»»

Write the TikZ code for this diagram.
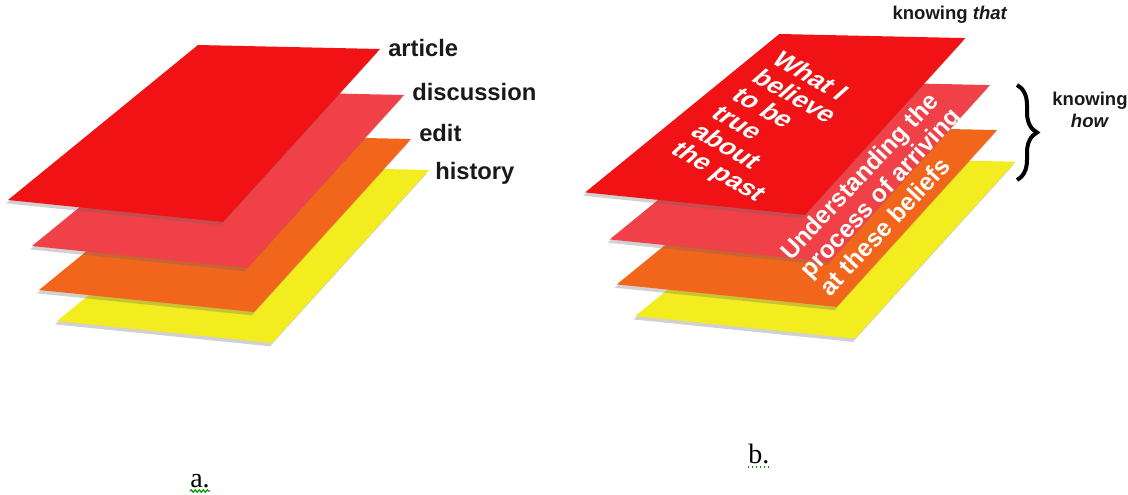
\documentclass[tikz,border=0pt]{standalone}
\usepackage{fontspec}
\setmainfont{Liberation Serif}
\newfontfamily\labelfont{Liberation Sans}
\usepackage{tikz}
\usetikzlibrary{shadows,decorations.pathreplacing,decorations.pathmorphing}

\definecolor{sheetred}{RGB}{240,18,20}
\definecolor{sheetpink}{RGB}{240,64,72}
\definecolor{sheetorange}{RGB}{242,102,28}
\definecolor{sheetyellow}{RGB}{243,236,30}

\begin{document}
\begin{tikzpicture}[
    x=0.75pt,y=-0.75pt,
    sheet/.style={draw=none,drop shadow={shadow xshift=-1.5pt,shadow yshift=-2.5pt,opacity=.3,fill=black!60}},
    layer/.style={font=\labelfont\bfseries\fontsize{17.8}{20}\selectfont,text=black!90,anchor=west,inner sep=0pt},
    know/.style={font=\labelfont\bfseries\fontsize{13.9}{17}\selectfont,text=black!90,inner sep=0pt,align=center},
    ontext/.style={font=\labelfont\bfseries\fontsize{19.5}{20.3}\selectfont,text=white,inner sep=0pt,align=left,transform shape},
    caption/.style={font=\fontsize{21}{24}\selectfont,inner sep=0pt,anchor=base west},
    spell/.style={draw=green!60!black,line width=1pt}
  ]
  \useasboundingbox (0,0) rectangle (1128,494);
  % the two stacks of sheets, a. and b.
  \foreach \dx/\dy/\sc in {0/0/1,577/-12/1.022}
    \foreach \col/\ox/\oy in {sheetyellow/49/121,sheetorange/31/90,sheetpink/24/46,sheetred/0/0}
      \fill[sheet,fill=\col,shift={(\dx,\dy)},scale=\sc,shift={(\ox,\oy)}]
        (198,45) -- (380,49) -- (223,222) -- (8,200) -- cycle;

  \node[layer] (article) at (388,48) {article};
  \node[layer] (discussion) at (412,92) {discussion};
  \node[layer] (edit) at (419,133) {edit};
  \node[layer] (history) at (435,173) {history};

  % base west sits on the last line
  \node[ontext,cm={0.866,-0.5,0.746,0.665,(0,0)},anchor=base west] (believe) at (669,152)
    {What I\\believe\\to be\\true\\about\\the past};
  \node[ontext,font=\labelfont\bfseries\fontsize{18.5}{20}\selectfont,rotate=47,anchor=base west] (arriving) at (830,298)
    {Understanding the\\process of arriving\\at these beliefs};

  \node[know] (knowthat) at (950,15) {knowing \textit{that}};
  \node[know] (knowhow) at (1090,110) {knowing\\\textit{how}};
  \coordinate (bracetop) at (1017,85);
  \coordinate (bracebot) at (1017,180);
  \draw[decorate,decoration={brace,amplitude=15pt},line width=3pt] (bracetop) -- (bracebot);

  \node[caption] (capa) at (190,487) {a.};
  \node[caption] (capb) at (748,463) {b.};
  \draw[spell,decorate,decoration={snake,amplitude=.8pt,segment length=3pt}]
    ([yshift=-3pt]capa.base west) -- ([yshift=-3pt]capa.base east);
  \draw[spell,dotted] ([yshift=-3pt]capb.base west) -- ([yshift=-3pt]capb.base east);
\end{tikzpicture}
\end{document}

««

### SET PROBLEM
Copy the whole of the material above exactly, but not its images.

### SOLUTION FOR THIS EXERCISE
Write the TikZ code for this diagram.
\documentclass[tikz,border=0pt]{standalone}
\usepackage{fontspec}
\setmainfont{Liberation Serif}
\newfontfamily\labelfont{Liberation Sans}
\usepackage{tikz}
\usetikzlibrary{shadows,decorations.pathreplacing,decorations.pathmorphing}

\definecolor{sheetred}{RGB}{240,18,20}
\definecolor{sheetpink}{RGB}{240,64,72}
\definecolor{sheetorange}{RGB}{242,102,28}
\definecolor{sheetyellow}{RGB}{243,236,30}

\begin{document}
\begin{tikzpicture}[
    x=0.75pt,y=-0.75pt,
    sheet/.style={draw=none,drop shadow={shadow xshift=-1.5pt,shadow yshift=-2.5pt,opacity=.3,fill=black!60}},
    layer/.style={font=\labelfont\bfseries\fontsize{17.8}{20}\selectfont,text=black!90,anchor=west,inner sep=0pt},
    know/.style={font=\labelfont\bfseries\fontsize{13.9}{17}\selectfont,text=black!90,inner sep=0pt,align=center},
    ontext/.style={font=\labelfont\bfseries\fontsize{19.5}{20.3}\selectfont,text=white,inner sep=0pt,align=left,transform shape},
    caption/.style={font=\fontsize{21}{24}\selectfont,inner sep=0pt,anchor=base west},
    spell/.style={draw=green!60!black,line width=1pt}
  ]
  \useasboundingbox (0,0) rectangle (1128,494);
  % the two stacks of sheets, a. and b.
  \foreach \dx/\dy/\sc in {0/0/1,577/-12/1.022}
    \foreach \col/\ox/\oy in {sheetyellow/49/121,sheetorange/31/90,sheetpink/24/46,sheetred/0/0}
      \fill[sheet,fill=\col,shift={(\dx,\dy)},scale=\sc,shift={(\ox,\oy)}]
        (198,45) -- (380,49) -- (223,222) -- (8,200) -- cycle;

  \node[layer] (article) at (388,48) {article};
  \node[layer] (discussion) at (412,92) {discussion};
  \node[layer] (edit) at (419,133) {edit};
  \node[layer] (history) at (435,173) {history};

  % base west sits on the last line
  \node[ontext,cm={0.866,-0.5,0.746,0.665,(0,0)},anchor=base west] (believe) at (669,152)
    {What I\\believe\\to be\\true\\about\\the past};
  \node[ontext,font=\labelfont\bfseries\fontsize{18.5}{20}\selectfont,rotate=47,anchor=base west] (arriving) at (830,298)
    {Understanding the\\process of arriving\\at these beliefs};

  \node[know] (knowthat) at (950,15) {knowing \textit{that}};
  \node[know] (knowhow) at (1090,110) {knowing\\\textit{how}};
  \coordinate (bracetop) at (1017,85);
  \coordinate (bracebot) at (1017,180);
  \draw[decorate,decoration={brace,amplitude=15pt},line width=3pt] (bracetop) -- (bracebot);

  \node[caption] (capa) at (190,487) {a.};
  \node[caption] (capb) at (748,463) {b.};
  \draw[spell,decorate,decoration={snake,amplitude=.8pt,segment length=3pt}]
    ([yshift=-3pt]capa.base west) -- ([yshift=-3pt]capa.base east);
  \draw[spell,dotted] ([yshift=-3pt]capb.base west) -- ([yshift=-3pt]capb.base east);
\end{tikzpicture}
\end{document}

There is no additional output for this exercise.